|Someone designed this, made this, sold this, bought this, discarded this: minds at work, and play|
I hit the street and the sprinkles grew into a steady rain. When I hit the canal path, the drops were heavier, but not remarkable. As the wind picked up, I started shouting to God, to the universe, to the four winds, is that all you got? This isn't even really rain, doesn't count, these pitiful drops, couldn't you do better?
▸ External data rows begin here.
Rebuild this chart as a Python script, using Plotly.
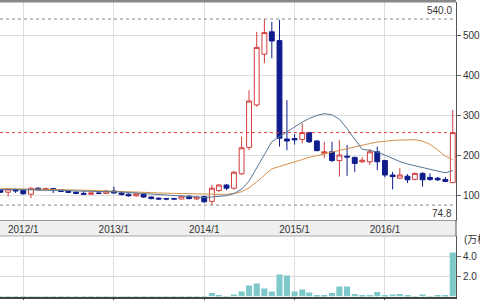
import plotly.graph_objects as go

months = ["2011-10-01","2011-11-01","2011-12-01",
          "2012-01-01","2012-02-01","2012-03-01","2012-04-01","2012-05-01","2012-06-01",
          "2012-07-01","2012-08-01","2012-09-01","2012-10-01","2012-11-01","2012-12-01",
          "2013-01-01","2013-02-01","2013-03-01","2013-04-01","2013-05-01","2013-06-01",
          "2013-07-01","2013-08-01","2013-09-01","2013-10-01","2013-11-01","2013-12-01",
          "2014-01-01","2014-02-01","2014-03-01","2014-04-01","2014-05-01","2014-06-01",
          "2014-07-01","2014-08-01","2014-09-01","2014-10-01","2014-11-01","2014-12-01",
          "2015-01-01","2015-02-01","2015-03-01","2015-04-01","2015-05-01","2015-06-01",
          "2015-07-01","2015-08-01","2015-09-01","2015-10-01","2015-11-01","2015-12-01",
          "2016-01-01","2016-02-01","2016-03-01","2016-04-01","2016-05-01","2016-06-01",
          "2016-07-01","2016-08-01","2016-09-01","2016-10-01"]

opens = [112,107,114, 112,102,117,114,116,113, 109,107,104,102,105,104,
         110,105,102,98,102,95, 92,91,91,90,97,90,
         96,84,111,125,117,153, 219,325,452,508,486,240,
         241,239,256,235,204,208, 186,197,194,183,183,208,
         186,150,142,147,139,154, 144,142,139,131]
highs = [114,117,116, 114,119,119,118,118,114, 110,108,110,107,107,112,
         121,107,104,105,104,96, 94,93,93,99,99,97,
         98,125,128,127,160,246, 362,508,540,533,538,337,
         252,279,258,237,233,233, 237,225,196,195,215,221,
         188,158,167,152,156,157, 154,145,145,313]
lows = [105,96,105, 101,92,111,112,105,107, 105,102,101,100,102,103,
        104,99,96,96,93,89, 88,87,88,89,89,88,
        81,74.8,108,112,113,150, 212,321,429,442,221,212,
        226,229,230,209,192,183, 146,148,158,180,175,162,
        144,114,140,130,137,121, 135,135,132,130]
closes = [107,115,110, 103,117,114,116,113,109, 107,104,102,105,104,110,
          105,101,98,103,95,91, 90,90,90,97,91,95,
          83,117,125,117,157,218, 335,469,506,485,242,235,
          238,256,233,211,208,186, 200,195,179,187,208,183,
          150,146,150,138,154,138, 139,138,134,256]

ma12 = [114,114,113,113,113,112,112,112,111,111,110,
        109.8,109.6,108.7,108.7,108.8,107.5,106.2,105.1,103.6,102.1,100.7,99.5,98.5,
        97.8,96.8,95.5,93.7,95.0,97.3,98.4,103.7,114.3,134.7,166.3,200.9,233.3,245.8,
        257.5,270.6,282.2,291.2,299.0,303.2,300.5,289.3,266.4,239.2,214.3,211.5,207.2,
        199.7,190.5,183.6,177.5,173.0,169.0,163.9,159.2,155.4,161.2]
ma24 = [116,116,115.5,115,115,114.5,114,114,113.5,113,112.5,112,111.5,111,110.5,110,
        109,108,107,106.5,106,105,104.5,
        104.1,103.7,102.7,102.1,101.3,101.3,101.7,101.8,103.6,108.2,117.7,132.9,149.7,
        165.5,171.3,176.5,182.1,188.6,194.2,198.7,203.4,207.4,212.0,216.3,220.0,223.8,
        228.7,232.3,235.1,236.3,237.4,238.3,238.1,234.8,226.6,212.8,197.3,187.8]

volume = [0.02]*27 + [0.05, 0.35, 0.08, 0.05, 0.2, 0.5, 1.1, 1.3, 0.8, 0.5, 2.2, 2.1,
          0.5, 0.7, 0.4, 0.15, 0.15, 0.35, 1.0, 1.0, 0.25, 0.15, 0.15, 0.45,
          0.1, 0.2, 0.25, 0.15, 0.05, 0.2, 0.05, 0.1, 0.15, 4.4]

year_ticks = ["2012-01-01", "2013-01-01", "2014-01-01", "2015-01-01", "2016-01-01"]
year_labels = ["2012/1", "2013/1", "2014/1", "2015/1", "2016/1"]
price_ticks = [100, 200, 300, 400, 500]
vol_ticks = [2, 4]
vol_labels = ["2.0", "4.0"]
high_mark = 540.0
low_mark = 74.8
last_close = 256

RED = "#d23c3c"
NAVY = "#0f1c8c"
FONT = "Liberation Sans, Noto Sans CJK JP, sans-serif"

fig = go.Figure()
fig.add_trace(go.Candlestick(
    x=months, open=opens, high=highs, low=lows, close=closes,
    increasing=dict(line=dict(color=RED, width=1), fillcolor="white"),
    decreasing=dict(line=dict(color=NAVY, width=1), fillcolor=NAVY),
    whiskerwidth=0, xaxis="x", yaxis="y", showlegend=False))
fig.add_trace(go.Scatter(x=months, y=ma24, mode="lines",
                         line=dict(color="#d4924a", width=1), xaxis="x", yaxis="y", showlegend=False))
fig.add_trace(go.Scatter(x=months, y=ma12, mode="lines",
                         line=dict(color="#557595", width=1), xaxis="x", yaxis="y", showlegend=False))
fig.add_trace(go.Bar(x=months, y=volume, marker=dict(color="#7ec8c9", line=dict(width=0)),
                     xaxis="x2", yaxis="y2", showlegend=False))

H = 300.0
price_dom = [(H - 220) / H, (H - 2) / H]
vol_dom = [(H - 296.5) / H, (H - 236) / H]
xr = ["2011-09-29", "2016-10-14"]

fig.update_layout(
    width=480, height=300, margin=dict(l=0, r=17, t=0, b=0),
    paper_bgcolor="white", plot_bgcolor="white",
    font=dict(family=FONT, size=10, color="#333333"),
    bargap=0.12, boxgap=0.3, boxgroupgap=0,
    xaxis=dict(type="date", range=xr, domain=[0, 1], anchor="y",
               tickvals=year_ticks, ticktext=year_labels, showticklabels=True,
               ticks="", showgrid=True, gridcolor="#dddddd", gridwidth=1,
               showline=True, linecolor="#999999", linewidth=1,
               rangeslider=dict(visible=False), zeroline=False,
               tickfont=dict(size=10, color="#333333")),
    yaxis=dict(domain=price_dom, range=[100 + (195 - 220) * 2.5, 100 + (195 - 2) * 2.5],
               side="right", tickvals=price_ticks, ticks="outside", ticklen=4,
               tickcolor="#666666", showgrid=True, gridcolor="#dddddd",
               showline=True, linecolor="#555555", linewidth=1, zeroline=False,
               anchor="x"),
    xaxis2=dict(type="date", range=xr, domain=[0, 1], anchor="y2", matches="x",
                tickvals=year_ticks, showticklabels=False, ticks="outside", ticklen=3,
                tickcolor="#444444", showgrid=True, gridcolor="#dddddd",
                showline=True, linecolor="#444444", linewidth=2, zeroline=False),
    yaxis2=dict(domain=vol_dom, range=[0, 6.05], side="right", tickvals=vol_ticks,
                ticktext=vol_labels, ticks="outside", ticklen=4, tickcolor="#666666",
                showgrid=True, gridcolor="#dddddd", showline=True, linecolor="#555555",
                linewidth=1, zeroline=False, anchor="x2"),
)

shapes = [
    dict(type="rect", xref="paper", yref="paper", x0=0, x1=1, y0=vol_dom[1], y1=price_dom[0],
         fillcolor="#efefef", line=dict(width=0), layer="below"),
    dict(type="line", xref="paper", yref="paper", x0=0, x1=1, y0=vol_dom[1], y1=vol_dom[1],
         line=dict(color="#aaaaaa", width=1)),
    dict(type="line", xref="paper", yref="paper", x0=1, x1=1, y0=vol_dom[1], y1=price_dom[0],
         line=dict(color="#555555", width=1)),
    dict(type="rect", xref="paper", yref="paper", x0=0, x1=1, y0=(H - 2.5) / H, y1=1.0,
         fillcolor="#888888", line=dict(width=0)),
    dict(type="line", xref="paper", yref="y", x0=0, x1=1, y0=high_mark, y1=high_mark,
         line=dict(color="#888888", width=1, dash="dot")),
    dict(type="line", xref="paper", yref="y", x0=0, x1=1, y0=low_mark, y1=low_mark,
         line=dict(color="#888888", width=1, dash="dot")),
    dict(type="line", xref="paper", yref="y", x0=0, x1=1, y0=last_close, y1=last_close,
         line=dict(color="#e03c3c", width=1, dash="dot")),
]
fig.update_layout(shapes=shapes)

fig.update_layout(annotations=[
    dict(x=0.995, xref="paper", y=high_mark, yref="y", text=f"{high_mark:.1f}",
         showarrow=False, xanchor="right", yanchor="bottom", yshift=1,
         font=dict(size=10, color="#333333")),
    dict(x=0.995, xref="paper", y=low_mark, yref="y", text=f"{low_mark:.1f}",
         showarrow=False, xanchor="right", yanchor="top", yshift=-1,
         font=dict(size=10, color="#333333")),
    dict(x=1, xref="paper", y=5.8, yref="y2", text="(万株)", showarrow=False,
         xanchor="left", yanchor="middle", xshift=6,
         font=dict(size=10, color="#333333")),
])

fig.write_html("out.html")
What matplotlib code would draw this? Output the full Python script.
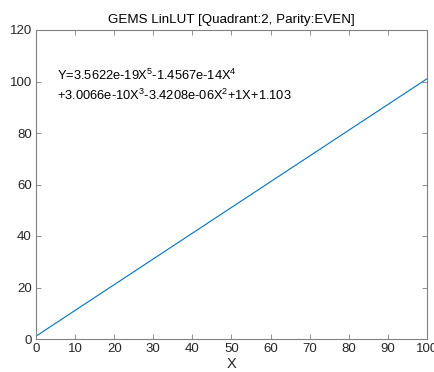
import numpy as np
import matplotlib
matplotlib.use("Agg")
import matplotlib.pyplot as plt

plt.rcParams['font.family'] = ['Liberation Sans', 'DejaVu Sans']
plt.rcParams['mathtext.fontset'] = 'custom'
plt.rcParams['mathtext.rm'] = 'Liberation Sans'
plt.rcParams['mathtext.it'] = 'Liberation Sans'

# fitted LUT polynomial, highest power first
coeffs = [3.5622e-19, -1.4567e-14, 3.0066e-10, -3.4208e-06, 1.0, 1.103]
x_pts = [0, 10, 20, 30, 40, 50, 60, 70, 80, 90, 100]
x_ticks = [0, 10, 20, 30, 40, 50, 60, 70, 80, 90, 100]
y_ticks = [0, 20, 40, 60, 80, 100, 120]

y_pts = np.polyval(coeffs, x_pts)

fig = plt.figure(figsize=(4.35, 3.72), dpi=100)
ax = fig.add_axes([36 / 435, 1 - 339 / 372, 391 / 435, 309 / 372])

ax.plot(x_pts, y_pts, color='#0072BD', lw=0.8)
ax.set_xlim(0, 100)
ax.set_ylim(0, 120)
ax.set_xticks(x_ticks)
ax.set_yticks(y_ticks)

grey = '#262626'
for s in ax.spines.values():
    s.set_color('#808080')
    s.set_linewidth(0.8)
ax.tick_params(direction='in', top=True, right=True, length=3.5, width=0.6,
               colors='#808080', labelcolor=grey, labelsize=9.5, pad=3)

ax.set_xlabel('X', fontsize=10.5, color=grey, labelpad=1)
ax.set_title('GEMS LinLUT [Quadrant:2, Parity:EVEN]', fontsize=9.6, color='black', pad=5)

eq = ('Y=3.5622e-19X$^{\\mathregular{5}}$-1.4567e-14X$^{\\mathregular{4}}$\n'
      '+3.0066e-10X$^{\\mathregular{3}}$-3.4208e-06X$^{\\mathregular{2}}$+1X+1.103')
ax.text(5.3, 98.5, eq, fontsize=9.3, color='black', va='center', ha='left',
        linespacing=1.45)

fig.savefig('out.png', dpi=100)
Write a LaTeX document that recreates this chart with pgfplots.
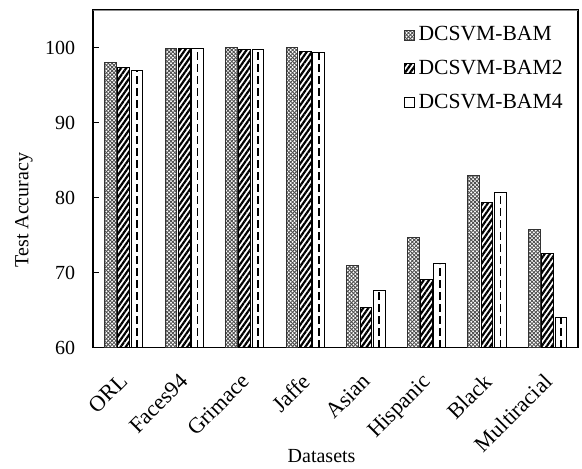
\documentclass[border=0pt]{standalone}
\usepackage{fontspec}
\setmainfont{Liberation Serif}
\usepackage{pgfplots}
\usepackage{pgfplotstable}
\pgfplotsset{compat=1.18}
\usetikzlibrary{patterns,patterns.meta}

\pgfdeclarepatternformonly{xhatch}{\pgfqpoint{-0.5pt}{-0.5pt}}{\pgfqpoint{2.4pt}{2.4pt}}{\pgfqpoint{1.9pt}{1.9pt}}{%
  \pgfsetlinewidth{0.4pt}%
  \pgfpathmoveto{\pgfqpoint{0pt}{0pt}}\pgfpathlineto{\pgfqpoint{1.9pt}{1.9pt}}%
  \pgfpathmoveto{\pgfqpoint{0pt}{1.9pt}}\pgfpathlineto{\pgfqpoint{1.9pt}{0pt}}%
  \pgfusepath{stroke}}

\pgfplotsset{
  sqlegend/.style={legend image code/.code={\draw[##1,line width=0.5pt] (0pt,-2.5pt) rectangle (5pt,2.5pt);}},
}

\pgfplotstableread{
x a b c
0 98.0 97.3 97.0
1 99.9 99.9 99.9
2 100.0 99.8 99.7
3 100.0 99.5 99.4
4 71.0 65.3 67.6
5 74.7 69.1 71.2
6 82.9 79.4 80.7
7 75.7 72.5 64.0
}\datatable

\begin{document}
\begin{tikzpicture}
\begin{axis}[
  width=242.35pt, height=168.75pt, scale only axis,
  xmin=-0.5, xmax=7.5, ymin=60, ymax=105,
  ytick={60,70,80,90,100},
  xtick={0,...,7},
  xticklabels={ORL,Faces94,Grimace,Jaffe,Asian,Hispanic,Black,Multiracial},
  x tick label style={xshift=-2.5pt, yshift=-7.5pt, rotate=45, anchor=north east, font=\fontsize{11.1}{13}\selectfont},
  y tick label style={xshift=-5.6pt, font=\fontsize{10}{12}\selectfont},
  /pgf/number format/assume math mode=true,
  tick align=inside, ytick pos=left, xtick pos=bottom,
  major tick length=3pt,
  x tick style={draw=none},
  y tick style={black, line width=0.6pt},
  axis line style={black, line width=0.9pt},
  xlabel={Datasets}, ylabel={Test Accuracy},
  xlabel style={at={(axis description cs:0.471,-0.323)}, anchor=center},
  ylabel style={at={(axis description cs:-0.143,0.407)}, anchor=center},
  legend style={draw=none, fill=none, at={(1,1)}, anchor=north east, xshift=-2.5pt, yshift=-4pt,
    row sep=4.2pt, font=\fontsize{10.8}{12.5}\selectfont},
  legend cell align=left,
]
\addplot[ybar, bar width=5.85pt, bar shift=-6.65pt, draw=black!80, line width=0.5pt,
  pattern=xhatch, pattern color=black!70, sqlegend] table[x=x, y=a] {\datatable};
\addlegendentry{DCSVM-BAM}
\addplot[ybar, bar width=5.85pt, bar shift=0pt, draw=black, line width=0.5pt,
  pattern={Lines[angle=55,distance=2.1pt,line width=1.1pt]}, pattern color=black, sqlegend] table[x=x, y=b] {\datatable};
\addlegendentry{DCSVM-BAM2}
\addplot[ybar, bar width=5.85pt, bar shift=6.65pt, draw=black, line width=0.5pt,
  fill=white, sqlegend] table[x=x, y=c] {\datatable};
\addlegendentry{DCSVM-BAM4}
\addplot[ycomb, mark=none, black, line width=0.9pt, dash pattern=on 4pt off 2pt, forget plot]
  table[x expr=\coordindex+0.2195, y=c] {\datatable};
\draw[white, line width=1.3pt] (rel axis cs:0.002,1) -- (rel axis cs:0.998,1);
\draw[black!45, line width=0.5pt] (rel axis cs:0,1) -- (rel axis cs:1,1);
\end{axis}
\pgfresetboundingbox
\path ([shift={(-46.65pt,-60.25pt)}]current axis.south west) rectangle ([shift={(2pt,5pt)}]current axis.north east);
\end{tikzpicture}
\end{document}
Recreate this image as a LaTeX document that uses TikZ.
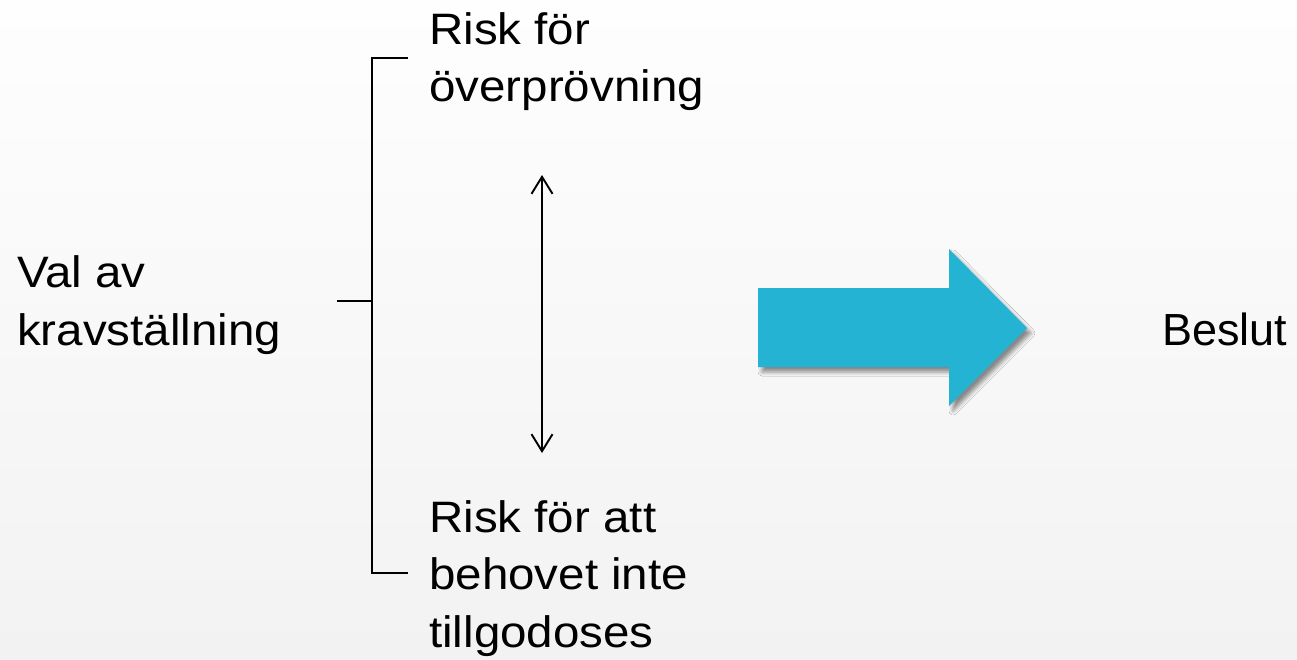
\documentclass[tikz,border=0pt]{standalone}
\usepackage{fontspec}
\setmainfont{Liberation Sans}
\newfontfamily\lblfont[FakeStretch=1.08]{Liberation Sans}
\usetikzlibrary{arrows.meta,shadows.blur}
\definecolor{bgtop}{HTML}{FEFEFE}
\definecolor{bgbot}{HTML}{F3F2F2}
\definecolor{arrowcyan}{HTML}{24B3D3}
\begin{document}
\begin{tikzpicture}[x=1pt,y=-1pt,
  lbl/.style={anchor=base west, inner sep=0pt, align=left, font=\lblfont\fontsize{44}{57.5}\selectfont},
  plainlbl/.style={anchor=base west, inner sep=0pt, font=\fontsize{45}{57.5}\selectfont},
  bracket/.style={line width=2.2pt, draw=black},
  dbl/.style={line width=1.9pt, {Straight Barb[length=17pt,width=21pt]}-{Straight Barb[length=17pt,width=21pt]}},
  bigarrow/.style={fill=arrowcyan, blur shadow={shadow xshift=4pt, shadow yshift=-5pt, shadow blur radius=4pt, shadow opacity=45}}]
\shade[top color=bgtop, bottom color=bgbot] (0,0) rectangle (1297,660);
\useasboundingbox (0,0) rectangle (1297,660);
% base anchor = baseline of the last line
\node[lbl] (val) at (17,345) {Val av\\kravställning};
\node[lbl] (top) at (429,102) {Risk för\\överprövning};
\node[lbl] (bot) at (429,647) {Risk för att\\behovet inte\\tillgodoses};
\node[plainlbl] (beslut) at (1162,345) {Beslut};
\coordinate (bt) at (408,58);
\coordinate (bb) at (408,573);
\coordinate (stub) at (337,301);
\draw[bracket] (bt) -- ++(-36,0) coordinate (bx) -- (bx |- bb) -- (bb);
\draw[bracket] (stub) -- (stub -| bx);
\coordinate (up) at (542,175);
\coordinate (dn) at (542,453);
\draw[dbl] (up) -- (dn);
\path[bigarrow] (758,288) -- (949,288) -- (949,249) -- (1027,328) -- (949,406) -- (949,367) -- (758,367) -- cycle;
\end{tikzpicture}
\end{document}
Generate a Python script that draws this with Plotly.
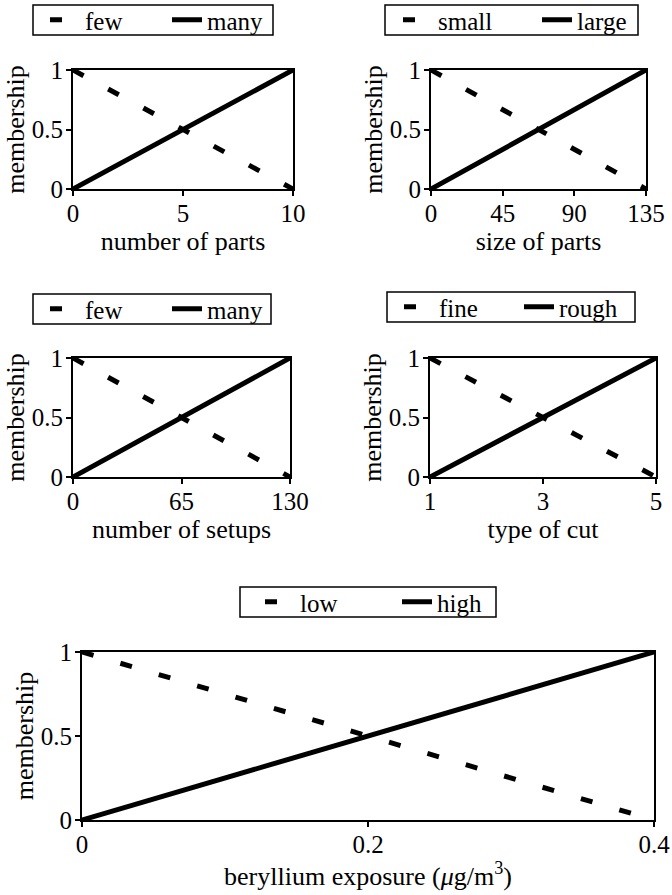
import plotly.graph_objects as go

# x values of the two end points of each membership function
parts_x = [0, 10]
size_x = [0, 135]
setups_x = [0, 130]
cut_x = [1, 5]
beryllium_x = [0, 0.4]

# membership values at those end points
falling = [1, 0]
rising = [0, 1]

x_data = [parts_x, size_x, setups_x, cut_x, beryllium_x]
names = [("few", "many"), ("small", "large"), ("few", "many"), ("fine", "rough"), ("low", "high")]
x_titles = ["number of parts", "size of parts", "number of setups", "type of cut",
            "beryllium exposure (<i>μ</i>g/m<sup>3</sup>)"]
x_ticks = [[0, 5, 10], [0, 45, 90, 135], [0, 65, 130], [1, 3, 5], [0, 0.2, 0.4]]
x_ticktext = [["0", "5", "10"], ["0", "45", "90", "135"], ["0", "65", "130"], ["1", "3", "5"], ["0", "0.2", "0.4"]]
y_ticks = [0, 0.5, 1]
y_ticktext = ["0", "0.5", "1"]

W, H = 672, 895
FONT = "Times New Roman, Liberation Serif, serif"
BLACK = "black"


def px(x):
    return x / W


def py(y):
    return 1 - y / H


# pixel boxes of plot areas and legend frames
plot_x = [(73, 293), (431, 646), (73, 290), (430, 656), (82, 654)]
plot_y = [(70, 189), (70, 189), (358, 477), (358, 477), (652, 820)]
legend_box = [(33, 5, 273, 35), (385, 5, 638, 35), (33, 294, 271, 324),
              (387, 292, 635, 322), (240, 587, 496, 617)]
legend_text_x = [90, 443, 90, 444, 305]
legend_entry = [77, 94, 77, 75, 92]
title_gap = [1, 1, 1, 1, 10]

fig = go.Figure()
layout = {}
shapes = []

for i in range(5):
    s = "" if i == 0 else str(i + 1)
    lo, hi = names[i]
    fig.add_trace(go.Scatter(x=x_data[i], y=falling, name=lo, mode="lines",
                             line=dict(color=BLACK, width=5, dash="12px,28px"),
                             xaxis="x" + s, yaxis="y" + s, legend="legend" + s))
    fig.add_trace(go.Scatter(x=x_data[i], y=rising, name=hi, mode="lines",
                             line=dict(color=BLACK, width=5),
                             xaxis="x" + s, yaxis="y" + s, legend="legend" + s))

    x0, x1 = plot_x[i]
    y0, y1 = plot_y[i]
    layout["xaxis" + s] = dict(
        domain=[px(x0), px(x1)], anchor="y" + s, automargin=False,
        range=[x_data[i][0], x_data[i][-1]],
        tickvals=x_ticks[i], ticktext=x_ticktext[i],
        ticks="outside", ticklen=5, tickwidth=1.5, tickcolor=BLACK,
        ticklabelstandoff=-4,
        showline=True, linecolor=BLACK, linewidth=2, mirror=True,
        showgrid=False, zeroline=False,
        tickfont=dict(family=FONT, size=25, color=BLACK),
        title=dict(text=x_titles[i], font=dict(family=FONT, size=26, color=BLACK),
                   standoff=title_gap[i]),
    )
    layout["yaxis" + s] = dict(
        domain=[py(y1), py(y0)], anchor="x" + s, automargin=False,
        range=[0, 1], tickvals=y_ticks, ticktext=y_ticktext,
        ticks="outside", ticklen=5, tickwidth=1.5, tickcolor=BLACK,
        ticklabelstandoff=-2,
        showline=True, linecolor=BLACK, linewidth=2, mirror=True,
        showgrid=False, zeroline=False,
        tickfont=dict(family=FONT, size=25, color=BLACK),
        title=dict(text="membership", font=dict(family=FONT, size=26, color=BLACK), standoff=0),
    )

    bx0, by0, bx1, by1 = legend_box[i]
    layout["legend" + s] = dict(
        x=px(legend_text_x[i] - 45), y=py((by0 + by1) / 2), xanchor="left", yanchor="middle",
        orientation="h", borderwidth=0, bgcolor="rgba(0,0,0,0)",
        entrywidth=legend_entry[i], entrywidthmode="pixels",
        font=dict(family=FONT, size=25, color=BLACK),
    )
    shapes.append(dict(type="rect", xref="paper", yref="paper",
                       x0=px(bx0), x1=px(bx1), y0=py(by1), y1=py(by0),
                       line=dict(color=BLACK, width=1.5)))

fig.update_layout(
    width=W, height=H,
    margin=dict(l=0, r=0, t=0, b=0, autoexpand=False),
    plot_bgcolor="white", paper_bgcolor="white",
    shapes=shapes,
    **layout,
)

# drop the browser's default 8px body margin so the figure sits at the page corner
fig.write_html("out.html", config={"displayModeBar": False},
               post_script="document.body.style.margin = '0';")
Then the tempest came. A purple eye on the radar map. Winds in my face, clouds opened up the faucets, streets filling fast with running water. The visor on my helmet really helps keep the rain out of my eyes, but if was falling fast and furious and obscuring my sight. Yeah, now that's more like it. One afternoon it's 110°F and kind of oppressive to ride in the shimmering heat, like this:
|It was 110° another day, I was kind of stuck in traffic momentarily, and the shimmering heat caught my attention|
|That, if I then had waked after long sleep,|
Will make me sleep again: and then, in dreaming,
The clouds methought would open, and show riches
Ready to drop upon me; that, when I waked,
I cried to dream again. -from The Tempest
I've been feeling down, doobie do down down, lately. The odd doll torso in the street, and the shouting at the rain and the drenching tempest ride, cheered me some. This is indicative, I think, of the need for even more time on the bike. Or bikes. I'm hatching plans for more early morning mountain bike rides on Shimmer, my new full suspension bike. I'm also planning some uphill (or up-mountain? Shall we debate if Camelback really qualifies as a mountain?) diversion rides on my commute home to try to improve my hill-climbing abilities, which suck badly, for mountain bike riding purposes, since it seems that riding up steep places is more or less inevitable in that mode. The more surreal scenes in my bike lane, the more fresh air, the more drenching rain storms I get to feel on my skin in August, the more rocky trails I blast down at potentially unsafe speeds, the better for getting rid of the down doobie do down down feelings. At least I hope so.